Skip the pictures and extract all of the lines exactly as written.
** Start of Available data **
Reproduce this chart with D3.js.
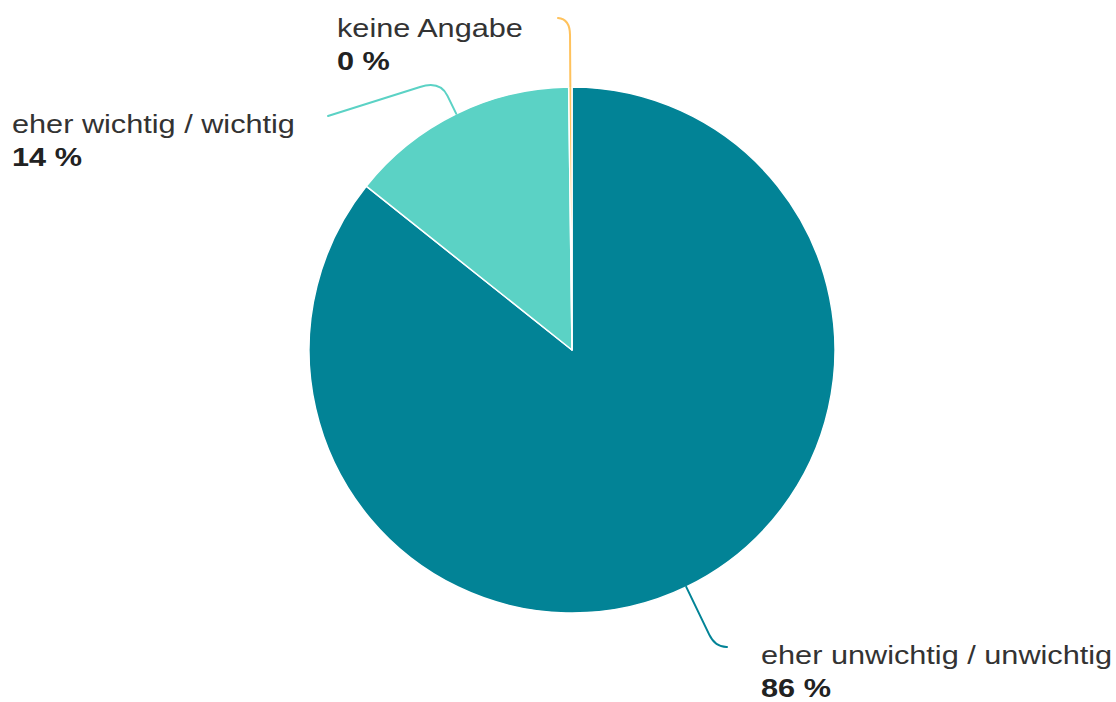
<!DOCTYPE html>
<html>
<head>
<meta charset="utf-8">
<script src="https://cdn.jsdelivr.net/npm/d3@7"></script>
<style>
  html, body { margin: 0; padding: 0; background: #fff; }
  svg { display: block; }
  text { font-family: "Liberation Sans", Arial, sans-serif; }
</style>
</head>
<body>
<svg id="chart" width="1116" height="702"></svg>
<script>
// Answer shares in percent
const categories = ["eher unwichtig / unwichtig", "eher wichtig / wichtig", "keine Angabe"];
const values = [85.7, 14.1, 0.2];
const colors = ["#028396", "#5bd2c5", "#ffc25c"];

const width = 1116, height = 702;
const cx = 572, cy = 350, radius = 263;

const svg = d3.select("#chart");
const g = svg.append("g").attr("transform", `translate(${cx},${cy})`);

const pie = d3.pie().sort(null).value(d => d.value);
const arcs = pie(categories.map((c, i) => ({ name: c, value: values[i], color: colors[i] })));
const arc = d3.arc().innerRadius(0).outerRadius(radius);

g.selectAll("path.slice")
  .data(arcs)
  .join("path")
  .attr("class", "slice")
  .attr("d", arc)
  .attr("fill", d => d.data.color)
  .attr("stroke", "#fff")
  .attr("stroke-width", 1.5)
  .attr("stroke-linejoin", "round");

// Leader geometry per slice (radial run, bend control radius, bend end, line end)
// and the baseline start of the two-line label, relative to the pie centre.
const labelLayout = [
  { r1: 316, r2: 330, bendEnd: [155, 297], end: [155, 297], text: [189, 314] },
  { r1: 283, r2: 300, bendEnd: [-152, -263], end: [-244, -234], text: [-560, -217] },
  { r1: 315, r2: 331, bendEnd: [-14, -332], end: [-14, -332], text: [-235, -313] }
];
const textScaleX = 1.18;

function polar(angle, r) {
  return [Math.sin(angle) * r, -Math.cos(angle) * r];
}

arcs.forEach((d, i) => {
  const L = labelLayout[i];
  const mid = (d.startAngle + d.endAngle) / 2;
  const a = polar(mid, radius);
  const b = polar(mid, L.r1);
  const c = polar(mid, L.r2);
  const p = d3.path();
  p.moveTo(a[0], a[1]);
  p.lineTo(b[0], b[1]);
  p.quadraticCurveTo(c[0], c[1], L.bendEnd[0], L.bendEnd[1]);
  if (L.end[0] !== L.bendEnd[0] || L.end[1] !== L.bendEnd[1]) p.lineTo(L.end[0], L.end[1]);
  g.append("path")
    .attr("d", p.toString())
    .attr("fill", "none")
    .attr("stroke", d.data.color)
    .attr("stroke-width", 2)
    .attr("stroke-linecap", "round")
    .attr("stroke-linejoin", "round");

  const t = g.append("text")
    .attr("transform", `translate(${L.text[0]},${L.text[1]}) scale(${textScaleX},1)`)
    .attr("font-size", 26);
  t.append("tspan")
    .attr("x", 0)
    .attr("fill", "#333")
    .text(d.data.name);
  t.append("tspan")
    .attr("x", 0)
    .attr("dy", 33)
    .attr("font-weight", "bold")
    .attr("fill", "#222")
    .text(`${Math.round(d.data.value)} %`);
});
</script>
</body>
</html>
** End of Available data **
- _Correct result_
Reproduce this chart with D3.js.
<!DOCTYPE html>
<html>
<head>
<meta charset="utf-8">
<script src="https://cdn.jsdelivr.net/npm/d3@7"></script>
<style>
  html, body { margin: 0; padding: 0; background: #fff; }
  svg { display: block; }
  text { font-family: "Liberation Sans", Arial, sans-serif; }
</style>
</head>
<body>
<svg id="chart" width="1116" height="702"></svg>
<script>
// Answer shares in percent
const categories = ["eher unwichtig / unwichtig", "eher wichtig / wichtig", "keine Angabe"];
const values = [85.7, 14.1, 0.2];
const colors = ["#028396", "#5bd2c5", "#ffc25c"];

const width = 1116, height = 702;
const cx = 572, cy = 350, radius = 263;

const svg = d3.select("#chart");
const g = svg.append("g").attr("transform", `translate(${cx},${cy})`);

const pie = d3.pie().sort(null).value(d => d.value);
const arcs = pie(categories.map((c, i) => ({ name: c, value: values[i], color: colors[i] })));
const arc = d3.arc().innerRadius(0).outerRadius(radius);

g.selectAll("path.slice")
  .data(arcs)
  .join("path")
  .attr("class", "slice")
  .attr("d", arc)
  .attr("fill", d => d.data.color)
  .attr("stroke", "#fff")
  .attr("stroke-width", 1.5)
  .attr("stroke-linejoin", "round");

// Leader geometry per slice (radial run, bend control radius, bend end, line end)
// and the baseline start of the two-line label, relative to the pie centre.
const labelLayout = [
  { r1: 316, r2: 330, bendEnd: [155, 297], end: [155, 297], text: [189, 314] },
  { r1: 283, r2: 300, bendEnd: [-152, -263], end: [-244, -234], text: [-560, -217] },
  { r1: 315, r2: 331, bendEnd: [-14, -332], end: [-14, -332], text: [-235, -313] }
];
const textScaleX = 1.18;

function polar(angle, r) {
  return [Math.sin(angle) * r, -Math.cos(angle) * r];
}

arcs.forEach((d, i) => {
  const L = labelLayout[i];
  const mid = (d.startAngle + d.endAngle) / 2;
  const a = polar(mid, radius);
  const b = polar(mid, L.r1);
  const c = polar(mid, L.r2);
  const p = d3.path();
  p.moveTo(a[0], a[1]);
  p.lineTo(b[0], b[1]);
  p.quadraticCurveTo(c[0], c[1], L.bendEnd[0], L.bendEnd[1]);
  if (L.end[0] !== L.bendEnd[0] || L.end[1] !== L.bendEnd[1]) p.lineTo(L.end[0], L.end[1]);
  g.append("path")
    .attr("d", p.toString())
    .attr("fill", "none")
    .attr("stroke", d.data.color)
    .attr("stroke-width", 2)
    .attr("stroke-linecap", "round")
    .attr("stroke-linejoin", "round");

  const t = g.append("text")
    .attr("transform", `translate(${L.text[0]},${L.text[1]}) scale(${textScaleX},1)`)
    .attr("font-size", 26);
  t.append("tspan")
    .attr("x", 0)
    .attr("fill", "#333")
    .text(d.data.name);
  t.append("tspan")
    .attr("x", 0)
    .attr("dy", 33)
    .attr("font-weight", "bold")
    .attr("fill", "#222")
    .text(`${Math.round(d.data.value)} %`);
});
</script>
</body>
</html>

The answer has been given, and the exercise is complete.